The fact that respondent was unable to generate sufficient income from the Bakery's operations to pay himself or appellant was not proof of mismanagement. The business's expenses simply outweighed its ability to produce income, particularly when incurring the additional costs of a receivership. The trial court reasonably concluded that the allegations of mismanagement did not represent sufficient ground to deny respondent compensation.
Appellant's alternate contention is that respondent should not have been compensated because he failed to strictly comply with the instructions in the February 2 order with respect to priority of payment. As discussed, respondent was told his "primary duty" as receiver was "to treat [appellant] as the first creditor to whom payments of any monies shall be made from the business operations." He was also told to "incur the expenses necessary" to "manage, control, care for, preserve, [and] maintain" the Bakery's business operations, and was specifically empowered to employ labor, purchase supplies and pay day-to-day expenses. The only reasonable interpretation of the order is that appellant would be paid out of income from operations after the immediate costs of generating that income were paid. Respondent could not have performed his duties of preserving and maintaining the Bakery if every dollar collected had been forwarded to appellant. Moreover, in his position as an agent of the court, a receiver could not be expected to exploit current employees and suppliers in order to pay appellant's judgment. During the approximately two months respondent operated the business, he paid out the minimum necessary to keep the doors open and produce income, primarily paying suppliers, employee salaries, and certain labor-related expenses, plus the costs of security. All other significant creditors went unpaid. This represented a reasonable interpretation of and compliance with the court's order. (See 2 Clark, Law of Receivers, supra, § 396(j), p. 684 ["Within the limitations set out by the court's order the receiver must necessarily have a discretion and must exercise his best judgment. In such a situation if the receiver obey[s] the court's order and keep[s] within the fair and reasonable implications of the order, he will not be liable for failures."].) Appellant's alternate interpretation of the order — that respondent should have generated new debt in order to pay off old — was properly rejected by the trial court, who agreed that respondent had fairly interpreted and complied with the court's instructions.
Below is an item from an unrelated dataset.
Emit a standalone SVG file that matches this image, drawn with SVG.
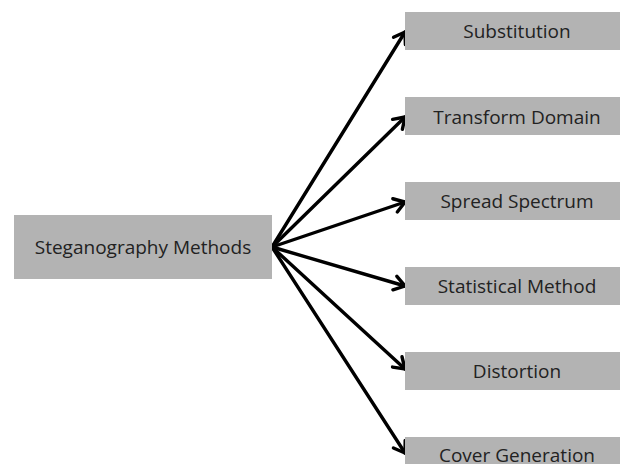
<svg xmlns="http://www.w3.org/2000/svg" width="620" height="464" viewBox="0 0 620 464">
<defs>
<style>
.box{fill:#b3b3b3}
.lbl{font-family:"Open Sans","Noto Sans",sans-serif;font-size:19px;fill:#222;text-anchor:middle}
.con{stroke:#000;stroke-width:3.4;fill:none;stroke-linecap:round}
</style>
<marker id="ah" viewBox="-13 -9 15 18" markerWidth="15" markerHeight="18" markerUnits="userSpaceOnUse" refX="0" refY="0" orient="auto">
<path d="M-10.5,-7 L0,0 L-10.5,7" fill="none" stroke="#000" stroke-width="3.4" stroke-linecap="round" stroke-linejoin="miter"/>
</marker>
</defs>
<rect width="620" height="464" fill="#fff"/>
<g id="connectors">
<line class="con" x1="272" y1="247" x2="405" y2="32" marker-end="url(#ah)"/>
<line class="con" x1="272" y1="247" x2="405" y2="117" marker-end="url(#ah)"/>
<line class="con" x1="272" y1="247" x2="405" y2="202" marker-end="url(#ah)"/>
<line class="con" x1="272" y1="247" x2="405" y2="286" marker-end="url(#ah)"/>
<line class="con" x1="272" y1="247" x2="405" y2="369" marker-end="url(#ah)"/>
<line class="con" x1="272" y1="247" x2="405" y2="453" marker-end="url(#ah)"/>
</g>
<g id="steganography-methods">
<rect class="box" x="14" y="215" width="258" height="64"/>
<text class="lbl" x="143" y="254">Steganography Methods</text>
</g>
<g id="substitution">
<rect class="box" x="405" y="12" width="220" height="38"/>
<text class="lbl" x="517" y="38">Substitution</text>
</g>
<g id="transform-domain">
<rect class="box" x="405" y="97" width="220" height="38"/>
<text class="lbl" x="517" y="123.5">Transform Domain</text>
</g>
<g id="spread-spectrum">
<rect class="box" x="405" y="182" width="220" height="38"/>
<text class="lbl" x="517" y="208">Spread Spectrum</text>
</g>
<g id="statistical-method">
<rect class="box" x="405" y="267" width="220" height="38"/>
<text class="lbl" x="517" y="293">Statistical Method</text>
</g>
<g id="distortion">
<rect class="box" x="405" y="352" width="220" height="38"/>
<text class="lbl" x="517" y="377.5">Distortion</text>
</g>
<g id="cover-generation">
<rect class="box" x="405" y="437" width="220" height="38"/>
<text class="lbl" x="517" y="462">Cover Generation</text>
</g>
</svg>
Appellant cites authority for the proposition that liability for the expenses and fees of a receivership should not be placed on a plaintiff who has properly obtained the appointment of a receiver and has established his cause of action.
Here, the court concluded that in the absence of any viable alternative for remunerating the receiver appellant had sought to have appointed, the costs of the receivership should fall on appellant. Not only was appellant the party who requested that a receiver be appointed, but his attorney personally selected respondent to be the receiver and was in close communication with him throughout the post-judgment proceedings. We cannot say the court's decision represented an abuse of discretion.
Appellant contends the total amount respondent charged for his services was unreasonable, specifically the fees incurred in preparing two requests for an order approving and settling his final report and accounting, the attorney fees for ECJ, and the fees for support staff. "The amount of fees awarded to a receiver is `in the sound discretion of the trial court and in the absence of a clear showing of an abuse of discretion, a reviewing court is not justified in setting aside an order fixing fees.'" (Melikian v. Aquila, Ltd. (1998) 63 Cal.App.4th 1364, 1368.) "[T]he trial court is `in a better position to know the necessity for the services performed by the receiver and his attorney and to assess their reasonable value' [citation] than is a reviewing court." (Venza v. Venza (1951) 101 Cal.App.2d 678, 680, quoting Kan v. Tsang (1949) 90 Cal.App.2d 538, 541.)
Respondent presented sufficient information in the form of detailed billing statements for the court to determine that the fees and expenses incurred, including the charges for support staff, were reasonable overall. By engaging in litigation over every aspect of the fees charged during the operation of the Bakery, appellant and his counsel were responsible in large part for the fact that the fees continued to rise after the Bakery was placed in the hands of the bankruptcy court. The court did not abuse its discretion in concluding that the fees were reasonable or in refusing to exclude the specific items to which appellant objected.
The order is affirmed. Respondent is awarded costs on appeal.
EPSTEIN, P. J. and WILLHITE, J., concurs.